Both cabinet ministers publicly support the prime minister and officials say that their focus is on delivering Johnson’s agenda, nothing else.
However, a government minister told CNN that some cabinet ministers are “using their office to raise their profile and engage with MPs.”
While inviting influential MPs into your grand office of state is nothing new, the minister says that the tone in Westminster “has changed since Monday. Everyone expects that there will be a vacancy at some point in the near future.”
The next major hurdle for Johnson to clear is the two by-elections taking place on June 23. If he loses both, which is not impossible, his critics will move again. The party might try to rewrite rules so he faces another leadership vote.
If the party doesn’t rewrite the rules, he has an uphill struggle to turn around both his own popularity and the popularity of his party before the next scheduled election in 2024.

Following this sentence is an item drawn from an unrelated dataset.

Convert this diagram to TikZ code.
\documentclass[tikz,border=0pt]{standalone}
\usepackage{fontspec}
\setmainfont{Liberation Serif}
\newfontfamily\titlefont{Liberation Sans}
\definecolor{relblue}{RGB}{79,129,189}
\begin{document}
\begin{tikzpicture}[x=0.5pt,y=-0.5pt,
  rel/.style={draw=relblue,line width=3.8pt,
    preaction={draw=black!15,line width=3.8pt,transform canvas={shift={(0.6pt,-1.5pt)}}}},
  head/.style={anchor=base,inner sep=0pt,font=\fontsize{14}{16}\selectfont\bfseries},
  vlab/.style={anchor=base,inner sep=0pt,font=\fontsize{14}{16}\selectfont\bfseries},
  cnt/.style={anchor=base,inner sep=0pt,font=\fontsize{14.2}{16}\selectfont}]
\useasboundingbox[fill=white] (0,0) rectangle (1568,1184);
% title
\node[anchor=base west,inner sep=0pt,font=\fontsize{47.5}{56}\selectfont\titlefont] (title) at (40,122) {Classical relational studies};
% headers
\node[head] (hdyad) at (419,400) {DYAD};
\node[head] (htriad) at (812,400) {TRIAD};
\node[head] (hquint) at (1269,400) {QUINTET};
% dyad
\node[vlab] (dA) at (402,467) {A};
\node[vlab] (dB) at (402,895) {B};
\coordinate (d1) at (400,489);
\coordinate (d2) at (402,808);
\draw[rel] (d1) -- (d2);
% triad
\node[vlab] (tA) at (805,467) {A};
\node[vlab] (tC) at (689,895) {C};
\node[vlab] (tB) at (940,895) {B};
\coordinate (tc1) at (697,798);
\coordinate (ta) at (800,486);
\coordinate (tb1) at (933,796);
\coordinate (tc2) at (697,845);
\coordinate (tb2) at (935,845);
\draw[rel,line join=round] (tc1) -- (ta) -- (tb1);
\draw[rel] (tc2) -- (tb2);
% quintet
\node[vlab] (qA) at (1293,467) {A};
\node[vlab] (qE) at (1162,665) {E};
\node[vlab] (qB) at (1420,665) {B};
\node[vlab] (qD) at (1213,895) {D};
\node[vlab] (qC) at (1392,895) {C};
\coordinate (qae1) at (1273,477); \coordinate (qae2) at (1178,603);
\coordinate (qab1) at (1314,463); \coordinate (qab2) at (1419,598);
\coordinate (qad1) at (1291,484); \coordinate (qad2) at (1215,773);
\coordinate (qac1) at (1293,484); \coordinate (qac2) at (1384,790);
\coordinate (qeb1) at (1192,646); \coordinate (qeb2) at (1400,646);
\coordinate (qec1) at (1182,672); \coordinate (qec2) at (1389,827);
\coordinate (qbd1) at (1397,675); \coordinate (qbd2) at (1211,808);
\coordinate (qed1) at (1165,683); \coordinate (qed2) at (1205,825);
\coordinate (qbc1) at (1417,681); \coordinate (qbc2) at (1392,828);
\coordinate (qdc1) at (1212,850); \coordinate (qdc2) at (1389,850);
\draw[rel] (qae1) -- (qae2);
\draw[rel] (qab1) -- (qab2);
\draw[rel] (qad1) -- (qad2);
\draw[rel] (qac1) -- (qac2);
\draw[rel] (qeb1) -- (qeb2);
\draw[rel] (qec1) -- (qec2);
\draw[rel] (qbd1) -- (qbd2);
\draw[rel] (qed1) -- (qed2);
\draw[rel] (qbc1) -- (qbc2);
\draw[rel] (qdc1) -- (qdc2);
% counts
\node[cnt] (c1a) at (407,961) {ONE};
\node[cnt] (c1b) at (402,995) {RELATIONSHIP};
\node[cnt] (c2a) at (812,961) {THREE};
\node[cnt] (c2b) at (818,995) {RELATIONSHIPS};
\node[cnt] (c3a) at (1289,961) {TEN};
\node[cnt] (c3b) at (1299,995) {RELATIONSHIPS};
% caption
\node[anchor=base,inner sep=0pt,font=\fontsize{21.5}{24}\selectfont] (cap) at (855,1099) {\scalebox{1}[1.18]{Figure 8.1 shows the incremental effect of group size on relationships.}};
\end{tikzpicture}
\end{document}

It’s an unenviable task, given the UK is experiencing a cost-of-living crisis and the Conservatives have been in power for 12 years. And under normal circumstances, you’d be forgiven for thinking that Johnson is safe as no one in their right mind wants the job.
But that’s how bad things are. Despite how grim the next few years look for the UK, ambitious politicians are willing to throw their hats in the ring at what might be the worst possible moment and risk their whole career. Because if they don’t, it’s anyone’s guess how far Johnson might pull his party down with him.